Original contributions and critical role

The original contributions criterion — requiring original scientific, scholarly, or business-related contributions of major significance in the field — is often the strongest criterion for founders whose companies are built on proprietary technology or novel methodological approaches. The evidentiary framework for this criterion requires documentation of what the original contribution is, evidence that it has been recognized by others in the field as significant, and expert testimony explaining why the contribution represents an advance rather than an incremental improvement. Patent grants, published technical papers, citations by others working in the field, adoption of the petitioner's methodology by third parties, and expert letters from credentialed researchers or industry practitioners who can evaluate the technical significance of the contribution all support this criterion.

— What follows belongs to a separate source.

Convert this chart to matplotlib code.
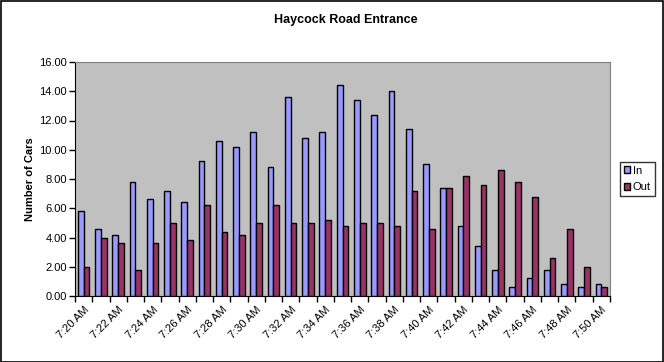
import matplotlib
matplotlib.use("Agg")
import matplotlib.pyplot as plt
import numpy as np
from matplotlib.patches import Rectangle

categories = ["7:20 AM", "7:21 AM", "7:22 AM", "7:23 AM", "7:24 AM", "7:25 AM", "7:26 AM",
              "7:27 AM", "7:28 AM", "7:29 AM", "7:30 AM", "7:31 AM", "7:32 AM", "7:33 AM",
              "7:34 AM", "7:35 AM", "7:36 AM", "7:37 AM", "7:38 AM", "7:39 AM", "7:40 AM",
              "7:41 AM", "7:42 AM", "7:43 AM", "7:44 AM", "7:45 AM", "7:46 AM", "7:47 AM",
              "7:48 AM", "7:49 AM", "7:50 AM"]
cars_in = [5.8, 4.6, 4.2, 7.8, 6.6, 7.2, 6.4, 9.2, 10.6, 10.2, 11.2, 8.8, 13.6, 10.8, 11.2,
           14.4, 13.4, 12.4, 14.0, 11.4, 9.0, 7.4, 4.8, 3.4, 1.8, 0.6, 1.2, 1.8, 0.8, 0.6, 0.8]
cars_out = [2.0, 4.0, 3.6, 1.8, 3.6, 5.0, 3.8, 6.2, 4.4, 4.2, 5.0, 6.2, 5.0, 5.0, 5.2,
            4.8, 5.0, 5.0, 4.8, 7.2, 4.6, 7.4, 8.2, 7.6, 8.6, 7.8, 6.8, 2.6, 4.6, 2.0, 0.6]

plt.rcParams['font.family'] = ['Liberation Sans', 'DejaVu Sans']

W, H = 664, 362
fig = plt.figure(figsize=(W / 100, H / 100), dpi=100)
fig.patch.set_facecolor('white')
fig.patches.append(Rectangle((0.5 / W, 0.5 / H), 1 - 1.5 / W, 1 - 1.5 / H, transform=fig.transFigure,
                             fill=False, edgecolor='black', linewidth=1.2))

x0, x1, y0, y1 = 75, 610, 62, 296
ax = fig.add_axes([x0 / W, 1 - y1 / H, (x1 - x0) / W, (y1 - y0) / H])
ax.set_facecolor('#C0C0C0')

x = np.arange(len(categories))
bw = 1 / 3
ax.bar(x - bw / 2, cars_in, width=bw, color='#9999FF', edgecolor='black', linewidth=1.0, label='In', zorder=3)
ax.bar(x + bw / 2, cars_out, width=bw, color='#993366', edgecolor='black', linewidth=1.0, label='Out', zorder=3)

ax.set_xlim(-0.5, len(categories) - 0.5)
ax.set_ylim(0, 16)
ax.set_yticks(np.arange(0, 16.01, 2))
ax.set_yticklabels([f"{v:.2f}" for v in np.arange(0, 16.01, 2)], fontsize=8)
ax.tick_params(axis='y', direction='out', length=4, width=1, pad=2)

ax.set_xticks(np.arange(-0.5, len(categories), 1), minor=True)
ax.set_xticks(x[::2])
ax.set_xticklabels(categories[::2], rotation=45, ha='right', rotation_mode='anchor', fontsize=8)
ax.tick_params(axis='x', which='major', length=0, pad=6)
ax.tick_params(axis='x', which='minor', direction='out', length=4, width=1)

for s in ['top', 'right']:
    ax.spines[s].set_color('#808080')
for s in ['left', 'bottom']:
    ax.spines[s].set_color('black')

ax.set_ylabel("Number of Cars", fontsize=8, fontweight='bold', labelpad=3)
fig.text(0.5 * (x0 + x1) / W + 0.005, 1 - 20 / H, "Haycock Road Entrance", ha='center', va='center',
         fontsize=9, fontweight='bold')

leg = ax.legend(loc='center left', bbox_to_anchor=(1.018, 0.5), fontsize=8, frameon=True,
                fancybox=False, edgecolor='black', handlelength=0.55, handleheight=0.55,
                handletextpad=0.3, borderpad=0.35, labelspacing=0.6, borderaxespad=0)
leg.get_frame().set_linewidth(1.0)

fig.savefig("out.png", dpi=100)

The critical role criterion for founders presents a structural question: a founder who is the CEO of their own company has a critical role in that organization by definition, but USCIS adjudicators have been skeptical of critical role arguments where the organization is the petitioner's own startup rather than a distinguished external organization. A stronger critical role argument for founders focuses on advisory board positions, board seats, or consulting roles at recognized external organizations — accelerators, industry bodies, research consortia, or established companies — where the petitioner's function is established by the organization's documentation rather than the petitioner's own characterization of their importance.

Compensation and investment as high salary equivalents

The high salary criterion presents a specific challenge for founders who have not yet drawn a market-rate salary from their company. Early-stage founders often take minimal salaries while the company is pre-revenue or early-revenue, and the most significant financial benefit of their work is embedded in their equity stake. USCIS has accepted equity compensation as an element of high remuneration, but the equity must be documented at a determinable value — typically through a recent 409A valuation or a disclosed term sheet from an arm's-length investment — and the petitioner's ownership stake and compensation structure must be explained in the petition. A founder who owns a significant equity stake in a company with a documented valuation can document total remuneration above the 90th percentile comparison threshold even with a modest cash salary.

Investment received by the company is not a substitute for the petitioner's personal compensation. Several founders have attempted to argue that the venture capital funding their company has received demonstrates the market's valuation of the petitioner's work — an argument that USCIS has found unpersuasive because company funding and personal remuneration are distinct. The high salary criterion looks at what the petitioner is paid or will be paid, not at how much capital the petitioner's company has attracted. A pitch deck showing a large Series B raise does not satisfy the high salary criterion any more than a senior employee's employer's market capitalization establishes that the employee personally commands a high salary.

Evidence strategy for founder O-1A petitions

The most defensible founder O-1A petitions are built around criteria that reflect the petitioner's individual standing in a defined field rather than their company's commercial success. If the founder has a technical background, the petition should lead with awards, publications, and original contributions in the scientific or technical field before addressing entrepreneurial credentials. If the founder's primary expertise is recognized in the business and entrepreneurial community, the petition should document that recognition through press coverage, speaking invitations at recognized industry conferences, advisory roles at established organizations, and expert letters from investors and practitioners who can contextualize the petitioner's standing in the entrepreneurial ecosystem.

Founders should also assess whether an O-1A petition or an O-1B petition is more appropriate for their specific record. A founder working in a creative field — game design, media production, fashion technology — may have a stronger evidentiary record for O-1B than O-1A, because the O-1B criteria map more directly onto the creative work than the O-1A criteria map onto the entrepreneurial record. The choice of category is a strategic decision that should be made based on where the evidentiary record is strongest, not based on assumptions about which category is easier or faster to process.